Begin at the top of the records below and return each line exactly through the line with "const yTitle = ['Proportion". Skip pictures.

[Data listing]

⟨

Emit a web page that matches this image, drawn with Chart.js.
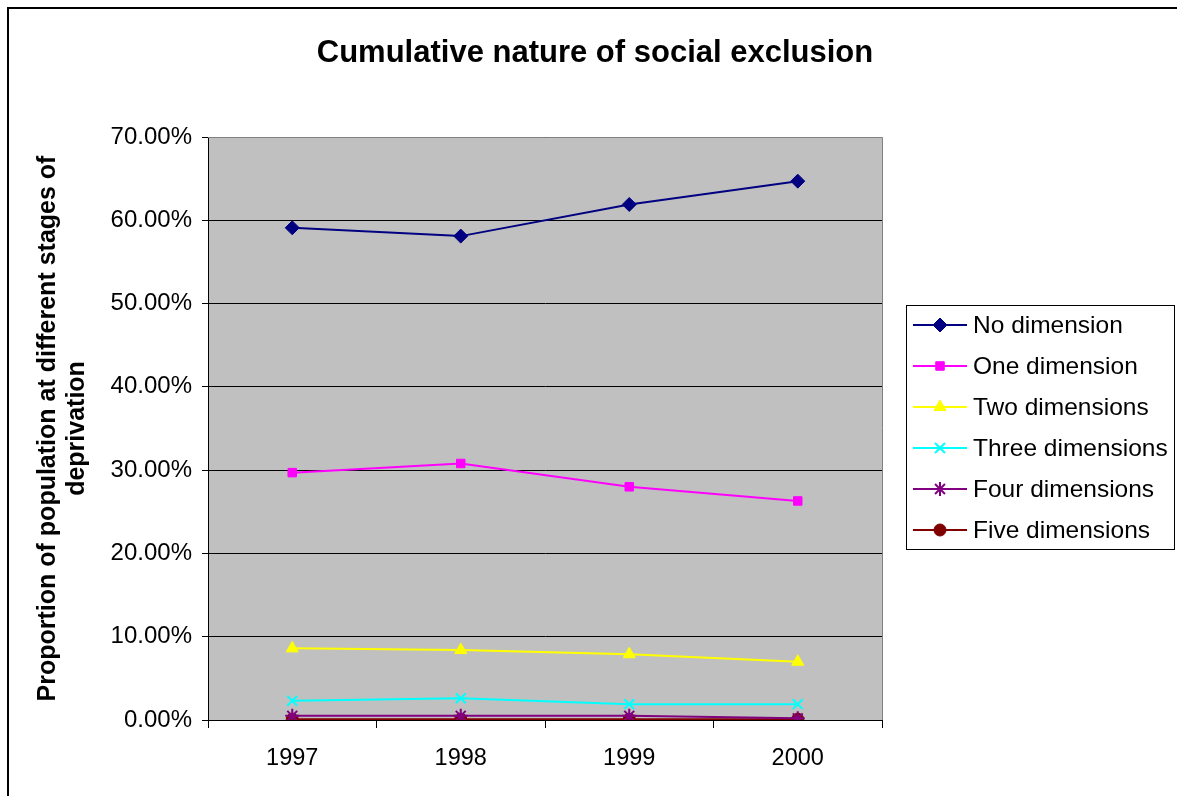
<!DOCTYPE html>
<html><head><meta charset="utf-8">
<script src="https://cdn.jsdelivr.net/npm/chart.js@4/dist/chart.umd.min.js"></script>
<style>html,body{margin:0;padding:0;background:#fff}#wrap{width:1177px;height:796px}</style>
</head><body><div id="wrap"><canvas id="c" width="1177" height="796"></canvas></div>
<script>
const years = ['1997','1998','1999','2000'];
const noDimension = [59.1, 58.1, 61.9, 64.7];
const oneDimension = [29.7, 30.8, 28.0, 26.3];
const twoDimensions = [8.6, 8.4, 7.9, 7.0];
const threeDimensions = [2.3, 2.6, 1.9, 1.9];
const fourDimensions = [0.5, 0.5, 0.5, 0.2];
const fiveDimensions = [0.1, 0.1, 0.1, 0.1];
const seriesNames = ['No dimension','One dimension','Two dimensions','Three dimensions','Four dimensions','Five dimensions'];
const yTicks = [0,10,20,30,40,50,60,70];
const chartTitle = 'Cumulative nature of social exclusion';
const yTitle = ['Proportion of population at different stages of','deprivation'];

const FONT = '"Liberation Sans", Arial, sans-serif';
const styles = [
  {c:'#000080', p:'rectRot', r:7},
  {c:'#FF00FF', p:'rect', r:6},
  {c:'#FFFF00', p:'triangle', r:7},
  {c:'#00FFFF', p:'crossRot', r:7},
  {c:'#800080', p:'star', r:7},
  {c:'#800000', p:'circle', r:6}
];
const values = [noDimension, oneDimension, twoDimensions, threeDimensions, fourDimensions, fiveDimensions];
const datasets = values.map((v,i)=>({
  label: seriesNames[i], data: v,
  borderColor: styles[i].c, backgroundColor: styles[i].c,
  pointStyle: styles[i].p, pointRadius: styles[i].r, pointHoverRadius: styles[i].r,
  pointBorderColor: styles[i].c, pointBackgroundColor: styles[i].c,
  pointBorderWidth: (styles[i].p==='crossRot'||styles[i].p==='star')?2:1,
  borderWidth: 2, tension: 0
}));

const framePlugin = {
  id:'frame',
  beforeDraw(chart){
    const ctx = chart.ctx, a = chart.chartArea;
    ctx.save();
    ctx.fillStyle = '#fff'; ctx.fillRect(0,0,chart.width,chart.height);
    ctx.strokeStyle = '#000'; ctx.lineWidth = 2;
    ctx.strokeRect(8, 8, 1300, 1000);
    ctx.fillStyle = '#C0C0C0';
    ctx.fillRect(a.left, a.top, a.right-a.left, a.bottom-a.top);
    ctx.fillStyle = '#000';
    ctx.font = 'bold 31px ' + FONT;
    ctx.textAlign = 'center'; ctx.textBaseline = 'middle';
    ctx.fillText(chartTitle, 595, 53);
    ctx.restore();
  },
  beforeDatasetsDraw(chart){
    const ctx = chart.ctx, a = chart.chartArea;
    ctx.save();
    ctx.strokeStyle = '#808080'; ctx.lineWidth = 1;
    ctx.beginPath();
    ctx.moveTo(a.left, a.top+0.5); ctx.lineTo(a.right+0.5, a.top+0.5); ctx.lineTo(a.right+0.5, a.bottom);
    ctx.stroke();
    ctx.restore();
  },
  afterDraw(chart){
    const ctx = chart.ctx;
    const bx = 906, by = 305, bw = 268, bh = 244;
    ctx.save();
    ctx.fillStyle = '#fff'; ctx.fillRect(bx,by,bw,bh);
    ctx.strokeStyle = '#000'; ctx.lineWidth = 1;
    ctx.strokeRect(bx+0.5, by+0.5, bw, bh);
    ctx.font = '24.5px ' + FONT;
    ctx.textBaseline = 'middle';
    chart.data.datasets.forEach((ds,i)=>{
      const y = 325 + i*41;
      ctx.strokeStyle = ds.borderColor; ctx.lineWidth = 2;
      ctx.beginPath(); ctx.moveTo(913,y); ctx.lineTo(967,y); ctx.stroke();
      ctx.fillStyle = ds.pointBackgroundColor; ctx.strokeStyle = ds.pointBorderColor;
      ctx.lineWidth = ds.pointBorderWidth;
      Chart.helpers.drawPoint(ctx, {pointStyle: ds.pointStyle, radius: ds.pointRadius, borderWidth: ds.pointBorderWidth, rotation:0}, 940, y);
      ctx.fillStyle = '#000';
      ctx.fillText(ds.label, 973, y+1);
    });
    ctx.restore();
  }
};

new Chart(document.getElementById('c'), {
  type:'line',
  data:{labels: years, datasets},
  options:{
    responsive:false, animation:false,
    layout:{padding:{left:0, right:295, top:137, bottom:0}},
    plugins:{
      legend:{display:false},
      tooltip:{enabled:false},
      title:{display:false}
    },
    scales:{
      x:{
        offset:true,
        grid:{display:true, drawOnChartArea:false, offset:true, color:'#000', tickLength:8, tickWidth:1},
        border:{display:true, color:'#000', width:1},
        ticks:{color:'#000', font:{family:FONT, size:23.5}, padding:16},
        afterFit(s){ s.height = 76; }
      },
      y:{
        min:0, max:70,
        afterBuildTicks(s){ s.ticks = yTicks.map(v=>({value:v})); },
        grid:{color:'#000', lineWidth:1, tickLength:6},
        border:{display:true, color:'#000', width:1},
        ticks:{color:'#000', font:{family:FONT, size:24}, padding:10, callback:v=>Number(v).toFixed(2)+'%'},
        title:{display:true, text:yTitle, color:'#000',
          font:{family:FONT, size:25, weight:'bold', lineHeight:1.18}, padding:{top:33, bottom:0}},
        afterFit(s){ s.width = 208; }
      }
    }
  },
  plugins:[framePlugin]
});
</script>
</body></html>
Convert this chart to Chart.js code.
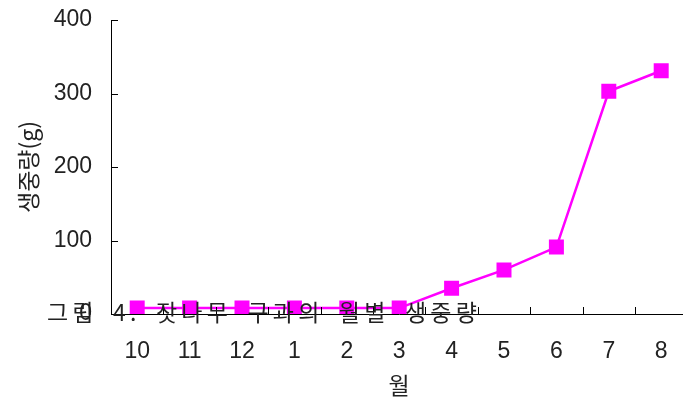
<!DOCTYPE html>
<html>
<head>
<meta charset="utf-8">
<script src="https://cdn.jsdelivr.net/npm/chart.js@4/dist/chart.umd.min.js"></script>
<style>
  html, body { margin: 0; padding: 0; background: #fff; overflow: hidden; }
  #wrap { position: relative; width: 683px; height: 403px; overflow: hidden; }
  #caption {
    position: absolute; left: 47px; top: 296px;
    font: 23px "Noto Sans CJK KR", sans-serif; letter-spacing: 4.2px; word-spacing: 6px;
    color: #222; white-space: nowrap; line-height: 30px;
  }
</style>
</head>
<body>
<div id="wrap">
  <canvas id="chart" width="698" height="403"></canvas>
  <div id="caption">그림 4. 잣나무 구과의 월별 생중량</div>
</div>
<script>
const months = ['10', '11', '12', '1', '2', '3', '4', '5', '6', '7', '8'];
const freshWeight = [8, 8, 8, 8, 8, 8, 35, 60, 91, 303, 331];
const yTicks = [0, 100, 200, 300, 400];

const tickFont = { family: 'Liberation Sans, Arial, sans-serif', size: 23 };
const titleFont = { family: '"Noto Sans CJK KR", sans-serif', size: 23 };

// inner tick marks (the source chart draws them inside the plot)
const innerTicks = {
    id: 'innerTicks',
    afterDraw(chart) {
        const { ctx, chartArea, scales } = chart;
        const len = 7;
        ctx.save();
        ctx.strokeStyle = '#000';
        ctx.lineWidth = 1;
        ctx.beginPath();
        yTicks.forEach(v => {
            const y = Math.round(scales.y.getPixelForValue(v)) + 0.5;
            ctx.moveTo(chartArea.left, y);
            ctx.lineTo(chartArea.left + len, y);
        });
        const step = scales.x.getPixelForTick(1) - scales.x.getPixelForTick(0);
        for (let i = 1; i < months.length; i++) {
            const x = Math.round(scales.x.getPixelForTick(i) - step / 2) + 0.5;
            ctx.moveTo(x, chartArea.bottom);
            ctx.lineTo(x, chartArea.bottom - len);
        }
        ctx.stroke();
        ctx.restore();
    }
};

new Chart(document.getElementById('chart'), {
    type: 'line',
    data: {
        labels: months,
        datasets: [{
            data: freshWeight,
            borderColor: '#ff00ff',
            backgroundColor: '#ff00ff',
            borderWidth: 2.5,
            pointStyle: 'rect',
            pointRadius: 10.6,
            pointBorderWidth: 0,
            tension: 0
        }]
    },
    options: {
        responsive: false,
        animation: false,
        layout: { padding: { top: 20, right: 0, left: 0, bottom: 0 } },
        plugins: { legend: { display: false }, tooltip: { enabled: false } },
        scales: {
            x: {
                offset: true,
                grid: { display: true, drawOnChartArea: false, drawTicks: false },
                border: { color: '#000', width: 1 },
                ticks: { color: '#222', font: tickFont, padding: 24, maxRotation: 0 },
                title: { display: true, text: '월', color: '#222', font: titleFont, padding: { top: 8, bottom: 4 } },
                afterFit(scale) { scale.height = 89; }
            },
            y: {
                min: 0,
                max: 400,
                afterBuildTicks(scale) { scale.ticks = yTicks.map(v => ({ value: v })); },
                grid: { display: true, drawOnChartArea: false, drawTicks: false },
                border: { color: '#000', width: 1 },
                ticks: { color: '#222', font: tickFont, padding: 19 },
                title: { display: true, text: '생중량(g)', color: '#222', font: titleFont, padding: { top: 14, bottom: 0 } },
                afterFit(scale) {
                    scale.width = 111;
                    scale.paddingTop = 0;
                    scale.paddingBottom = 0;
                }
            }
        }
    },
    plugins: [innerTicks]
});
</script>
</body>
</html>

⟩

**EXPECTED ANSWER:**
Emit a web page that matches this image, drawn with Chart.js.
<!DOCTYPE html>
<html><head><meta charset="utf-8">
<script src="https://cdn.jsdelivr.net/npm/chart.js@4/dist/chart.umd.min.js"></script>
<style>html,body{margin:0;padding:0;background:#fff}#wrap{width:1177px;height:796px}</style>
</head><body><div id="wrap"><canvas id="c" width="1177" height="796"></canvas></div>
<script>
const years = ['1997','1998','1999','2000'];
const noDimension = [59.1, 58.1, 61.9, 64.7];
const oneDimension = [29.7, 30.8, 28.0, 26.3];
const twoDimensions = [8.6, 8.4, 7.9, 7.0];
const threeDimensions = [2.3, 2.6, 1.9, 1.9];
const fourDimensions = [0.5, 0.5, 0.5, 0.2];
const fiveDimensions = [0.1, 0.1, 0.1, 0.1];
const seriesNames = ['No dimension','One dimension','Two dimensions','Three dimensions','Four dimensions','Five dimensions'];
const yTicks = [0,10,20,30,40,50,60,70];
const chartTitle = 'Cumulative nature of social exclusion';
const yTitle = ['Proportion of population at different stages of','deprivation'];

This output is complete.